=== PROMPT ===
Read through the data and report every line in which the word "chart" occurs.

=== AVAILABLE RECORDS ===

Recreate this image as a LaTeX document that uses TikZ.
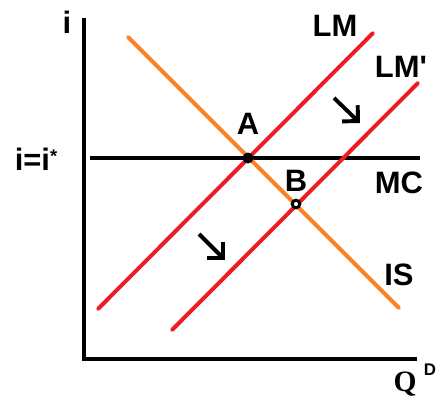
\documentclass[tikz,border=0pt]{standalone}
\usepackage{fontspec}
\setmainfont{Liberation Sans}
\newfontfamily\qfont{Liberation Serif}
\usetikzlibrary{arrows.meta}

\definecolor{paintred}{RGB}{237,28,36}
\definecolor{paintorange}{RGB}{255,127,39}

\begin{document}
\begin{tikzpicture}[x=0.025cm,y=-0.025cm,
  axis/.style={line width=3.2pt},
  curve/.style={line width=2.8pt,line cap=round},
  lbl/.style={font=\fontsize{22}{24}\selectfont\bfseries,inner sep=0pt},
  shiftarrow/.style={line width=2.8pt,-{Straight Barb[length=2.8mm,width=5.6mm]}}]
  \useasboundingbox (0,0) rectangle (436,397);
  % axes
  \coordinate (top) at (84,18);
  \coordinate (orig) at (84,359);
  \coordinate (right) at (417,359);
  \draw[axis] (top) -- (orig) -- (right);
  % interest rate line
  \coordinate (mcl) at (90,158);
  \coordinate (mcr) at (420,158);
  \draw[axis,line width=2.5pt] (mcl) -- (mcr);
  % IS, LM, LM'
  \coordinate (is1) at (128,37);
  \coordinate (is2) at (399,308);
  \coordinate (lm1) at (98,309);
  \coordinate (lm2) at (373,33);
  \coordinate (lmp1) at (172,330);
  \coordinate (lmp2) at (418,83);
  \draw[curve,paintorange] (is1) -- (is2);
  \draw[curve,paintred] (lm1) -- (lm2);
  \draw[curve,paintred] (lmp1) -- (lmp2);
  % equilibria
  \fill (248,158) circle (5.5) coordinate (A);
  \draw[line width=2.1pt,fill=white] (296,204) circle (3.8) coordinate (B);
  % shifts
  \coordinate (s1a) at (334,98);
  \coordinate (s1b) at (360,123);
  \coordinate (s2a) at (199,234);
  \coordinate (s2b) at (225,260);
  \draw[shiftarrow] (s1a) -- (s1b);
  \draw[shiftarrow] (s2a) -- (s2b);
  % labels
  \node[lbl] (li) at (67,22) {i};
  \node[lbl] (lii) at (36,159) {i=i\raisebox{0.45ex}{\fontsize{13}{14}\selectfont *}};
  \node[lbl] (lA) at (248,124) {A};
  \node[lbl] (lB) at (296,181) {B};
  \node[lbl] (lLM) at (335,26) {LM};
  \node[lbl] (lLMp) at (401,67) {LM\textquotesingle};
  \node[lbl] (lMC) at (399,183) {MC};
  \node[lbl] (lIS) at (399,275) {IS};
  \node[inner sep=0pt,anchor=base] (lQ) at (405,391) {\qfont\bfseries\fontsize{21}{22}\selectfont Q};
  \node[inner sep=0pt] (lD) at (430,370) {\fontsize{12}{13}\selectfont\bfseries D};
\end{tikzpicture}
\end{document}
---
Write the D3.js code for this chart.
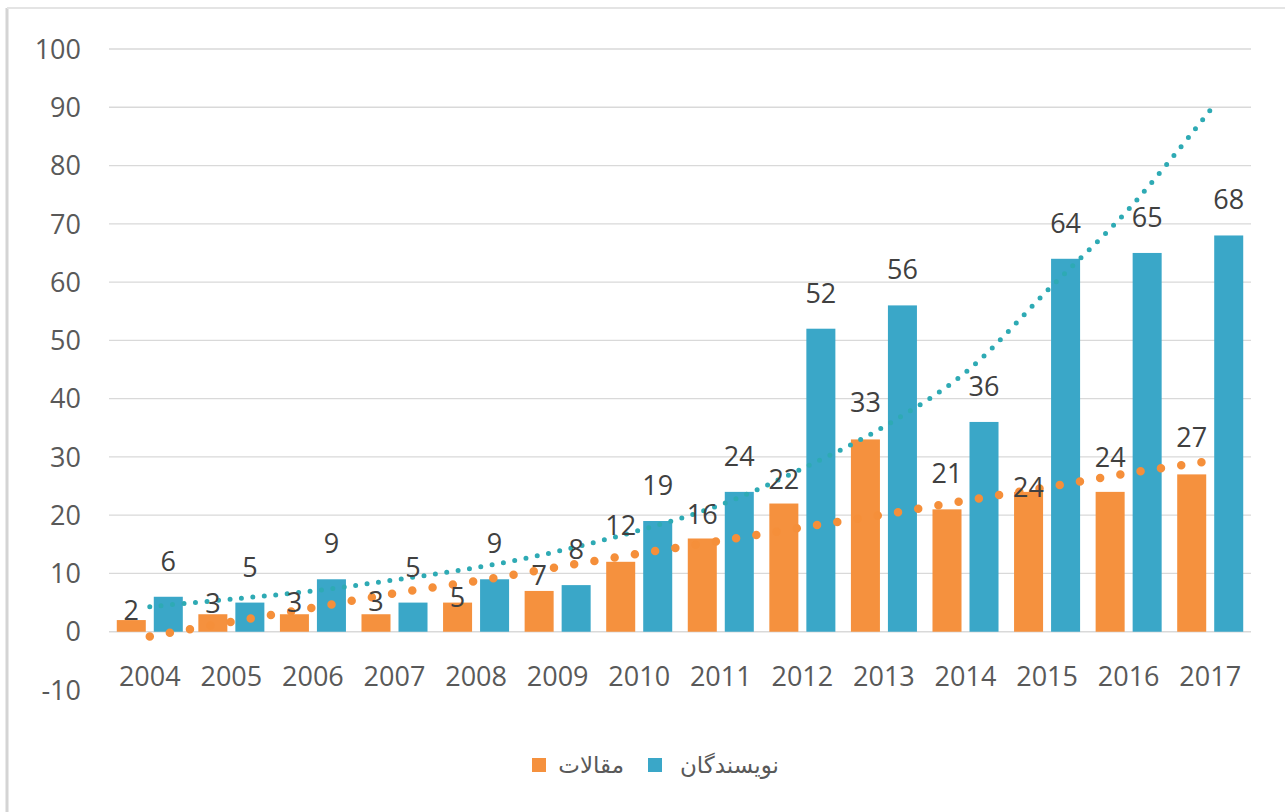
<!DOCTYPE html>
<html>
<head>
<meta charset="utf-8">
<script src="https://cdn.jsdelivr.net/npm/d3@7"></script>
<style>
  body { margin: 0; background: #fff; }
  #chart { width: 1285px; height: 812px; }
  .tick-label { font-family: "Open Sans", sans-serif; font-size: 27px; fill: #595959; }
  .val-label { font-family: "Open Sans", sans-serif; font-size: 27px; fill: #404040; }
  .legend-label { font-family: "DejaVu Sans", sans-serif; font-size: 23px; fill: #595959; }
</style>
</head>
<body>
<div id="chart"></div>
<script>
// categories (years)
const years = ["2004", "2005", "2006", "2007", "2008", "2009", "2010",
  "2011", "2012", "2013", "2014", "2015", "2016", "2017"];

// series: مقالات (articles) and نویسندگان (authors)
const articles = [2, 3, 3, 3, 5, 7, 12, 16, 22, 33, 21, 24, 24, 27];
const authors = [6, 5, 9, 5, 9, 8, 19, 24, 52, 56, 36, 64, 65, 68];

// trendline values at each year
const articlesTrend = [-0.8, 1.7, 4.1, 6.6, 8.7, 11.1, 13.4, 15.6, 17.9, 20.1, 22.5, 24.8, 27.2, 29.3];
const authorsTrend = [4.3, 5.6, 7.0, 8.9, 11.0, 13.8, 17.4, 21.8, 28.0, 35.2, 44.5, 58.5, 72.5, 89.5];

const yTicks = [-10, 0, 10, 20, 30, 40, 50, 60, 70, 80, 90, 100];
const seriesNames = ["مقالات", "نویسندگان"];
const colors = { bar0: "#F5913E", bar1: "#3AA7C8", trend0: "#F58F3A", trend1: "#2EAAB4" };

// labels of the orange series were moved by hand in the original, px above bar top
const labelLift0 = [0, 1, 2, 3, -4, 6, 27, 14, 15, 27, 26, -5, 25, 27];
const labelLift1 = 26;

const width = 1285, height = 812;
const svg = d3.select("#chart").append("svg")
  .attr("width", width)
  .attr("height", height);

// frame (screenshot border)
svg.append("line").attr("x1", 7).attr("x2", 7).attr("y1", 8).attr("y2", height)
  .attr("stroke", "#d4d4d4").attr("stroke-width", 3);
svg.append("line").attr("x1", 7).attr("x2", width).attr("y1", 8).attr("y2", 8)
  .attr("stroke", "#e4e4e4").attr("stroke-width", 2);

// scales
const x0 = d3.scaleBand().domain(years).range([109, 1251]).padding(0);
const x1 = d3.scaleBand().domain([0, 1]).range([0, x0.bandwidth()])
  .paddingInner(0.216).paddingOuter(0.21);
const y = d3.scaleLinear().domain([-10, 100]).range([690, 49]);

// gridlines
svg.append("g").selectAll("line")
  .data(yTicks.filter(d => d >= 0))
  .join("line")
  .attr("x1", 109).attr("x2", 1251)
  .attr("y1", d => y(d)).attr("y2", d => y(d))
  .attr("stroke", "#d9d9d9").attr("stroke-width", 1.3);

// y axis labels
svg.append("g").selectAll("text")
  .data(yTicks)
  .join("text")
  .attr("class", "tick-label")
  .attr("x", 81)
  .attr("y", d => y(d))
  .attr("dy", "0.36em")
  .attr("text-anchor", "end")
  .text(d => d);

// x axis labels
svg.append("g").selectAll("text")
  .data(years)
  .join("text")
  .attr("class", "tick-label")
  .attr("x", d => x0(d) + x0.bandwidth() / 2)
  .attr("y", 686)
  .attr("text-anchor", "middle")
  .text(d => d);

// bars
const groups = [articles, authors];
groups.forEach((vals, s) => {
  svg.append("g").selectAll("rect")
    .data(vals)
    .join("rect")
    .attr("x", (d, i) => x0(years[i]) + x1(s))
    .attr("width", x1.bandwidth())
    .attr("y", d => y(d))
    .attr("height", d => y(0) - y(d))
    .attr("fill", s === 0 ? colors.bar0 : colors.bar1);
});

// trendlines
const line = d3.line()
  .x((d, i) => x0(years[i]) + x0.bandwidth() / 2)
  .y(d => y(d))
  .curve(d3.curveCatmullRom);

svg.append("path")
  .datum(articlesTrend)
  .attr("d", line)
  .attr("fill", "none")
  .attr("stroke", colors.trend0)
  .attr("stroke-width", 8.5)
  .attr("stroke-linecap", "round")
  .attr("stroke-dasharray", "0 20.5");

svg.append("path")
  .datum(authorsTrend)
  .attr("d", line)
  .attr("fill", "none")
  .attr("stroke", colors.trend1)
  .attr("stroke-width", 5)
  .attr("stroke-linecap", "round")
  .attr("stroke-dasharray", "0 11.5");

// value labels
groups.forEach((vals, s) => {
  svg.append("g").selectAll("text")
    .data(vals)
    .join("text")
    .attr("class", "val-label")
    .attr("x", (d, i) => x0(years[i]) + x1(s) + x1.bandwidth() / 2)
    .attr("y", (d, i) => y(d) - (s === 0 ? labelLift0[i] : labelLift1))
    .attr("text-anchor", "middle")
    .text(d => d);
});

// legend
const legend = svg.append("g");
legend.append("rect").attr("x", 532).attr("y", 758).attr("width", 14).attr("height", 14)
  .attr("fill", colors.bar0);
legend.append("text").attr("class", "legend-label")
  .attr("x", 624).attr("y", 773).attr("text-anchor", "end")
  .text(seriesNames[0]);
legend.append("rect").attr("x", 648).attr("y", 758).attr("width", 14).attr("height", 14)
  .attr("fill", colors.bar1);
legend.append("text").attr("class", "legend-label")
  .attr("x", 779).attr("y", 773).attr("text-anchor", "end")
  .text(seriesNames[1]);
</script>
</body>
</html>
* * *
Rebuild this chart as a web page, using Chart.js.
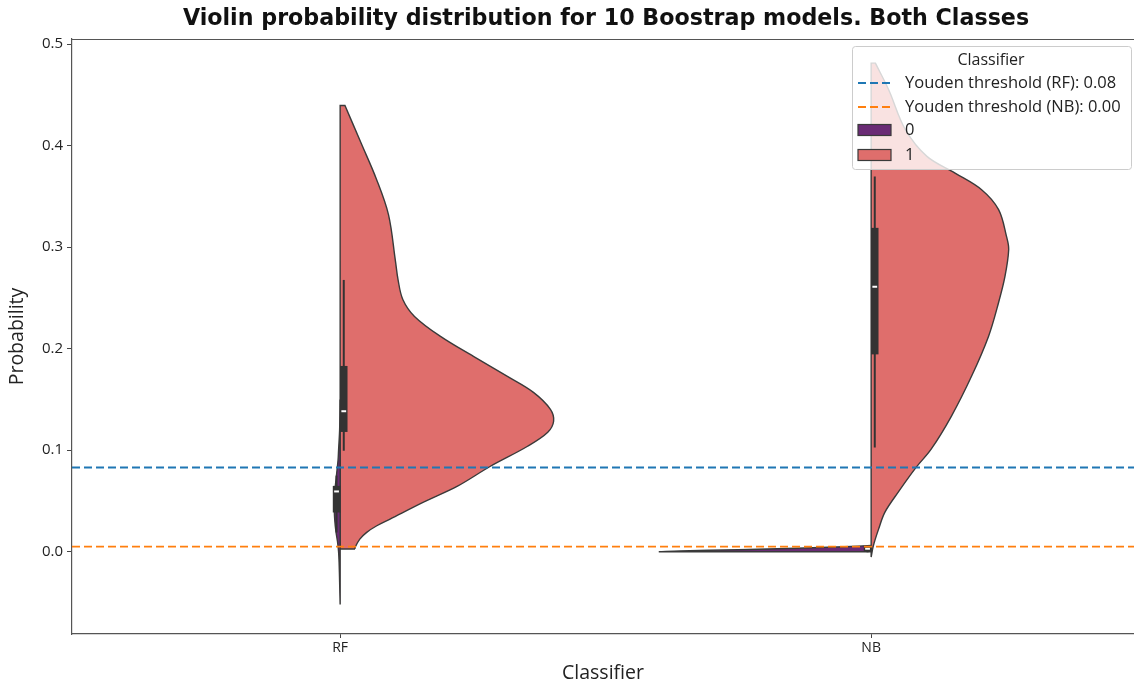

=== CORRECT RESPONSE ===
Write the D3.js code for this chart.
  #chart { width: 1285px; height: 812px; }
<div id="chart"></div>
const svg = d3.select("#chart").append("svg")
Rebuild this chart as a web page, using Chart.js.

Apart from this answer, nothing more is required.